Recorded data
----
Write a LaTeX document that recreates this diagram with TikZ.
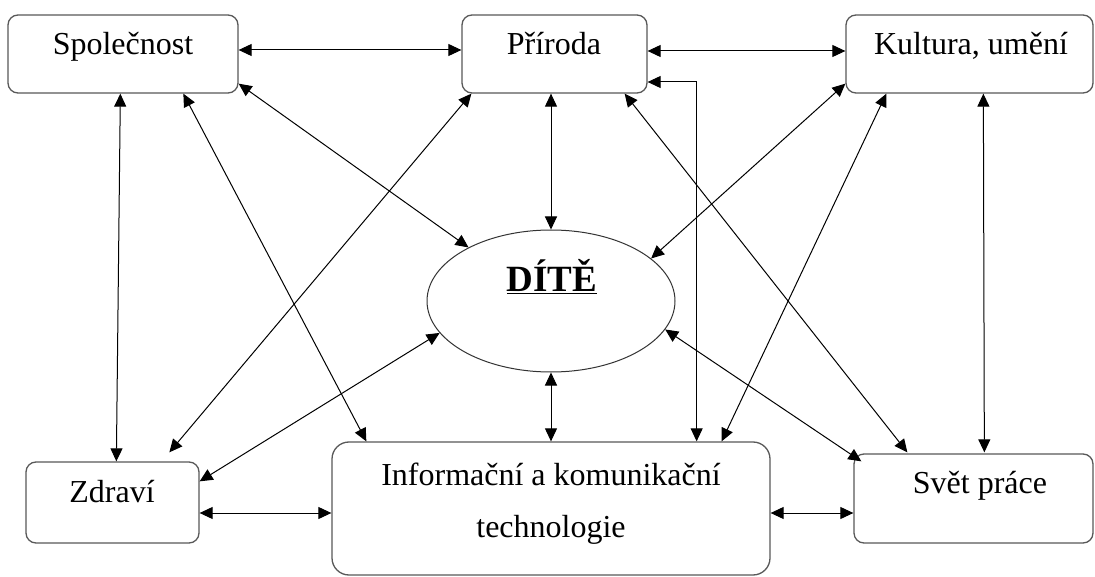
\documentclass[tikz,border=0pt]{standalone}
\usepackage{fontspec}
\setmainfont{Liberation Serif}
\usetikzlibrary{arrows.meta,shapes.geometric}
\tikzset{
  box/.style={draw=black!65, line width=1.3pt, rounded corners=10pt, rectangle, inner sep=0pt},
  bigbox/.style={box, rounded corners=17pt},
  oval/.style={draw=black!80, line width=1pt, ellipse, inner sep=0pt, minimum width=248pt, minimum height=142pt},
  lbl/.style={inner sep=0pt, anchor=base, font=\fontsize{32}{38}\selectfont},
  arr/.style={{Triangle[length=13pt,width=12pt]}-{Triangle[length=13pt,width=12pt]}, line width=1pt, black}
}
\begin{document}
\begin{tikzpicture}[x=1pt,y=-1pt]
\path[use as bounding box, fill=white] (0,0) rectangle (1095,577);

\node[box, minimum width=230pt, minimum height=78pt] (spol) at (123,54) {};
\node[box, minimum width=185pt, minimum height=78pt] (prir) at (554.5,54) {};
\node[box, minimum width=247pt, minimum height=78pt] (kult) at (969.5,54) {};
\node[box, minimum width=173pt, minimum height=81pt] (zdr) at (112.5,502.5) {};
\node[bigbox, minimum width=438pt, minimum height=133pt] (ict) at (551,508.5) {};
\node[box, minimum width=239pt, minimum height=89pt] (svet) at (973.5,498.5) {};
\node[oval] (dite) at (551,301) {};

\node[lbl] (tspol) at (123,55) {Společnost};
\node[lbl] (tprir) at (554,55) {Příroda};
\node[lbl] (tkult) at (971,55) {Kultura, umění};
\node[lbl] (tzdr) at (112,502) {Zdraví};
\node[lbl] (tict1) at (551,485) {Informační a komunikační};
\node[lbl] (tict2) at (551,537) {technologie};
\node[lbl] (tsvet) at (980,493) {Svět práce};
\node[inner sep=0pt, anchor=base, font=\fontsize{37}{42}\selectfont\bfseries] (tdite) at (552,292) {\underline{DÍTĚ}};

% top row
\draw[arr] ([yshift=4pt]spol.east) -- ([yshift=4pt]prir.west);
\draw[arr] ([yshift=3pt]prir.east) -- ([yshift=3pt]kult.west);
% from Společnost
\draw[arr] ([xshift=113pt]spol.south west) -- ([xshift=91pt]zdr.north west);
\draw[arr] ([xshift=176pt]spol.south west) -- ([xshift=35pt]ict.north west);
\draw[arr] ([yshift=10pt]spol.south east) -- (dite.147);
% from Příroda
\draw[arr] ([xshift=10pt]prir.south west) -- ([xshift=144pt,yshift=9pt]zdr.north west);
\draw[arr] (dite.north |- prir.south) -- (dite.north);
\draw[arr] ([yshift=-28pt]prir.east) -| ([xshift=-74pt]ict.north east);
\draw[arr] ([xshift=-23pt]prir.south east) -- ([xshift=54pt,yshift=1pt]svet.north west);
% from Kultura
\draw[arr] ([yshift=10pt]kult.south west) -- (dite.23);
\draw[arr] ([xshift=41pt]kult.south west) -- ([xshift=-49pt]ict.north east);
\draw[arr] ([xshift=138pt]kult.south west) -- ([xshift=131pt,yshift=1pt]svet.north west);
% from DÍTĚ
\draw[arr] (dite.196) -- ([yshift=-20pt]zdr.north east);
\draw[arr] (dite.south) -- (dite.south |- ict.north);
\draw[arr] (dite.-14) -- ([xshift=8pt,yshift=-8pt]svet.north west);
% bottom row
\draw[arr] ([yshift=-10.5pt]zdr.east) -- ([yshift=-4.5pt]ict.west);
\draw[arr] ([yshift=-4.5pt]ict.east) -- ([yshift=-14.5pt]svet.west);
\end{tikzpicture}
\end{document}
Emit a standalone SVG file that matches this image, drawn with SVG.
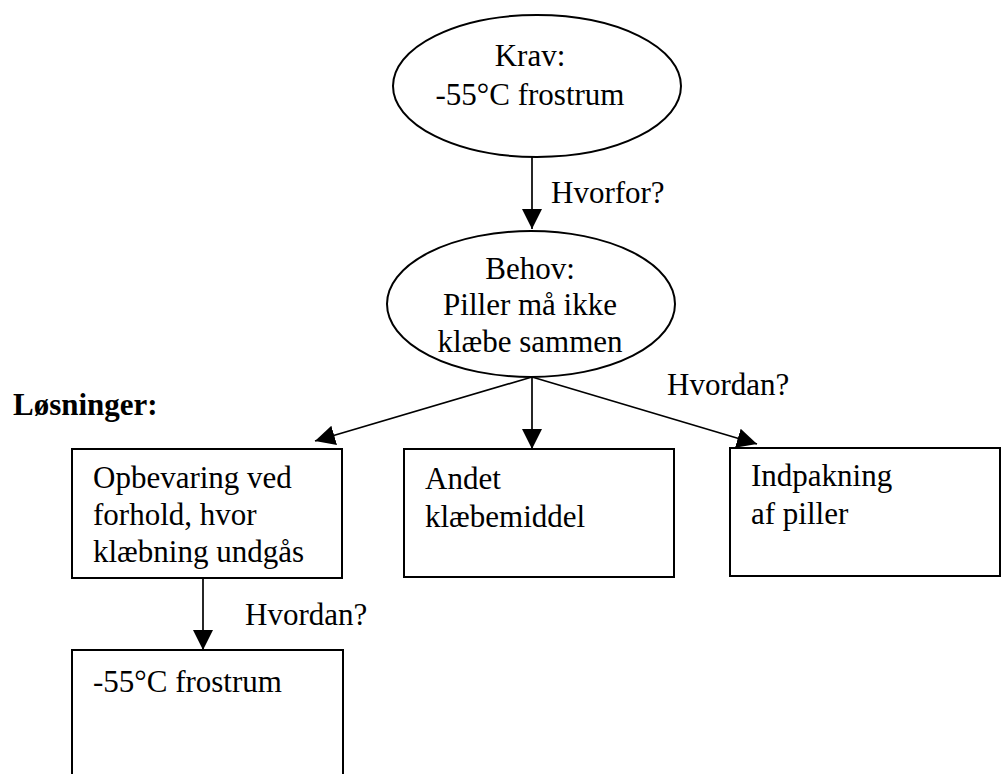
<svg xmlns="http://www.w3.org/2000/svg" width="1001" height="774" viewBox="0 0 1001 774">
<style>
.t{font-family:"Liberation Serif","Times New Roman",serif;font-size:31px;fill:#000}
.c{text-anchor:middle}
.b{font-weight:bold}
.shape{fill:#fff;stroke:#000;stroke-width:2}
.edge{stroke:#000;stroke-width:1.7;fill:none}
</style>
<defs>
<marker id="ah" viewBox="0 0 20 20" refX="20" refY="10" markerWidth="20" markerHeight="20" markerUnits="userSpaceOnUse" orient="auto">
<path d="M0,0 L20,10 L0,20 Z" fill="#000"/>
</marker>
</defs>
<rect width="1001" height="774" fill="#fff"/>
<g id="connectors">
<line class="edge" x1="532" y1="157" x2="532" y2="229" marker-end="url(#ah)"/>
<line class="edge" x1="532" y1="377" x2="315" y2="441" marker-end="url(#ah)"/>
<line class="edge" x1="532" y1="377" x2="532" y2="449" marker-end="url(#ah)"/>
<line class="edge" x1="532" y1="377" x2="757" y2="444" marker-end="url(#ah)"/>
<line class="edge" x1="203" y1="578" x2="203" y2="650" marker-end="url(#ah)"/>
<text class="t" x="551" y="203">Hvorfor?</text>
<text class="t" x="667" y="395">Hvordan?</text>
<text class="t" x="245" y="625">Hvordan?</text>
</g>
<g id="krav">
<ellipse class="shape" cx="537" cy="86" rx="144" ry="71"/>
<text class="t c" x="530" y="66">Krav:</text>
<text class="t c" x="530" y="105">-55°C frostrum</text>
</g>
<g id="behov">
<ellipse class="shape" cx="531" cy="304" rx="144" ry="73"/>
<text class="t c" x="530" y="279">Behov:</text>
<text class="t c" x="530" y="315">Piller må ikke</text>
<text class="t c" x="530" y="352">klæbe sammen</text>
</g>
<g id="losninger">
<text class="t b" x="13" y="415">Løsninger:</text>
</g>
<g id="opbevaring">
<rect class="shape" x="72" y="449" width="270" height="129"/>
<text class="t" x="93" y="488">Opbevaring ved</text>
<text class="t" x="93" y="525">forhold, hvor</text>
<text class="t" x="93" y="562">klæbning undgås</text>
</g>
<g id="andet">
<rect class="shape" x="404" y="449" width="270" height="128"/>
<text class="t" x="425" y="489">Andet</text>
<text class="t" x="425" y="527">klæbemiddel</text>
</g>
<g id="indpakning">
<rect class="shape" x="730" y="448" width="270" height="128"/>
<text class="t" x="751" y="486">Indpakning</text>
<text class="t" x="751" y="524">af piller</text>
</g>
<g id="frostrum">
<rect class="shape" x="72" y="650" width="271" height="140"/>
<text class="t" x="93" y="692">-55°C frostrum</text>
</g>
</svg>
----
Task objective: Can you restate all the records above word for word while dropping the pictures?

Finished task:
Write a LaTeX document that recreates this diagram with TikZ.
\documentclass[tikz,border=0pt]{standalone}
\usepackage{fontspec}
\setmainfont{Liberation Serif}
\usetikzlibrary{arrows.meta,shapes.geometric}
\tikzset{
  box/.style={draw=black!65, line width=1.3pt, rounded corners=10pt, rectangle, inner sep=0pt},
  bigbox/.style={box, rounded corners=17pt},
  oval/.style={draw=black!80, line width=1pt, ellipse, inner sep=0pt, minimum width=248pt, minimum height=142pt},
  lbl/.style={inner sep=0pt, anchor=base, font=\fontsize{32}{38}\selectfont},
  arr/.style={{Triangle[length=13pt,width=12pt]}-{Triangle[length=13pt,width=12pt]}, line width=1pt, black}
}
\begin{document}
\begin{tikzpicture}[x=1pt,y=-1pt]
\path[use as bounding box, fill=white] (0,0) rectangle (1095,577);

\node[box, minimum width=230pt, minimum height=78pt] (spol) at (123,54) {};
\node[box, minimum width=185pt, minimum height=78pt] (prir) at (554.5,54) {};
\node[box, minimum width=247pt, minimum height=78pt] (kult) at (969.5,54) {};
\node[box, minimum width=173pt, minimum height=81pt] (zdr) at (112.5,502.5) {};
\node[bigbox, minimum width=438pt, minimum height=133pt] (ict) at (551,508.5) {};
\node[box, minimum width=239pt, minimum height=89pt] (svet) at (973.5,498.5) {};
\node[oval] (dite) at (551,301) {};

\node[lbl] (tspol) at (123,55) {Společnost};
\node[lbl] (tprir) at (554,55) {Příroda};
\node[lbl] (tkult) at (971,55) {Kultura, umění};
\node[lbl] (tzdr) at (112,502) {Zdraví};
\node[lbl] (tict1) at (551,485) {Informační a komunikační};
\node[lbl] (tict2) at (551,537) {technologie};
\node[lbl] (tsvet) at (980,493) {Svět práce};
\node[inner sep=0pt, anchor=base, font=\fontsize{37}{42}\selectfont\bfseries] (tdite) at (552,292) {\underline{DÍTĚ}};

% top row
\draw[arr] ([yshift=4pt]spol.east) -- ([yshift=4pt]prir.west);
\draw[arr] ([yshift=3pt]prir.east) -- ([yshift=3pt]kult.west);
% from Společnost
\draw[arr] ([xshift=113pt]spol.south west) -- ([xshift=91pt]zdr.north west);
\draw[arr] ([xshift=176pt]spol.south west) -- ([xshift=35pt]ict.north west);
\draw[arr] ([yshift=10pt]spol.south east) -- (dite.147);
% from Příroda
\draw[arr] ([xshift=10pt]prir.south west) -- ([xshift=144pt,yshift=9pt]zdr.north west);
\draw[arr] (dite.north |- prir.south) -- (dite.north);
\draw[arr] ([yshift=-28pt]prir.east) -| ([xshift=-74pt]ict.north east);
\draw[arr] ([xshift=-23pt]prir.south east) -- ([xshift=54pt,yshift=1pt]svet.north west);
% from Kultura
\draw[arr] ([yshift=10pt]kult.south west) -- (dite.23);
\draw[arr] ([xshift=41pt]kult.south west) -- ([xshift=-49pt]ict.north east);
\draw[arr] ([xshift=138pt]kult.south west) -- ([xshift=131pt,yshift=1pt]svet.north west);
% from DÍTĚ
\draw[arr] (dite.196) -- ([yshift=-20pt]zdr.north east);
\draw[arr] (dite.south) -- (dite.south |- ict.north);
\draw[arr] (dite.-14) -- ([xshift=8pt,yshift=-8pt]svet.north west);
% bottom row
\draw[arr] ([yshift=-10.5pt]zdr.east) -- ([yshift=-4.5pt]ict.west);
\draw[arr] ([yshift=-4.5pt]ict.east) -- ([yshift=-14.5pt]svet.west);
\end{tikzpicture}
\end{document}
Emit a standalone SVG file that matches this image, drawn with SVG.
<svg xmlns="http://www.w3.org/2000/svg" width="1001" height="774" viewBox="0 0 1001 774">
<style>
.t{font-family:"Liberation Serif","Times New Roman",serif;font-size:31px;fill:#000}
.c{text-anchor:middle}
.b{font-weight:bold}
.shape{fill:#fff;stroke:#000;stroke-width:2}
.edge{stroke:#000;stroke-width:1.7;fill:none}
</style>
<defs>
<marker id="ah" viewBox="0 0 20 20" refX="20" refY="10" markerWidth="20" markerHeight="20" markerUnits="userSpaceOnUse" orient="auto">
<path d="M0,0 L20,10 L0,20 Z" fill="#000"/>
</marker>
</defs>
<rect width="1001" height="774" fill="#fff"/>
<g id="connectors">
<line class="edge" x1="532" y1="157" x2="532" y2="229" marker-end="url(#ah)"/>
<line class="edge" x1="532" y1="377" x2="315" y2="441" marker-end="url(#ah)"/>
<line class="edge" x1="532" y1="377" x2="532" y2="449" marker-end="url(#ah)"/>
<line class="edge" x1="532" y1="377" x2="757" y2="444" marker-end="url(#ah)"/>
<line class="edge" x1="203" y1="578" x2="203" y2="650" marker-end="url(#ah)"/>
<text class="t" x="551" y="203">Hvorfor?</text>
<text class="t" x="667" y="395">Hvordan?</text>
<text class="t" x="245" y="625">Hvordan?</text>
</g>
<g id="krav">
<ellipse class="shape" cx="537" cy="86" rx="144" ry="71"/>
<text class="t c" x="530" y="66">Krav:</text>
<text class="t c" x="530" y="105">-55°C frostrum</text>
</g>
<g id="behov">
<ellipse class="shape" cx="531" cy="304" rx="144" ry="73"/>
<text class="t c" x="530" y="279">Behov:</text>
<text class="t c" x="530" y="315">Piller må ikke</text>
<text class="t c" x="530" y="352">klæbe sammen</text>
</g>
<g id="losninger">
<text class="t b" x="13" y="415">Løsninger:</text>
</g>
<g id="opbevaring">
<rect class="shape" x="72" y="449" width="270" height="129"/>
<text class="t" x="93" y="488">Opbevaring ved</text>
<text class="t" x="93" y="525">forhold, hvor</text>
<text class="t" x="93" y="562">klæbning undgås</text>
</g>
<g id="andet">
<rect class="shape" x="404" y="449" width="270" height="128"/>
<text class="t" x="425" y="489">Andet</text>
<text class="t" x="425" y="527">klæbemiddel</text>
</g>
<g id="indpakning">
<rect class="shape" x="730" y="448" width="270" height="128"/>
<text class="t" x="751" y="486">Indpakning</text>
<text class="t" x="751" y="524">af piller</text>
</g>
<g id="frostrum">
<rect class="shape" x="72" y="650" width="271" height="140"/>
<text class="t" x="93" y="692">-55°C frostrum</text>
</g>
</svg>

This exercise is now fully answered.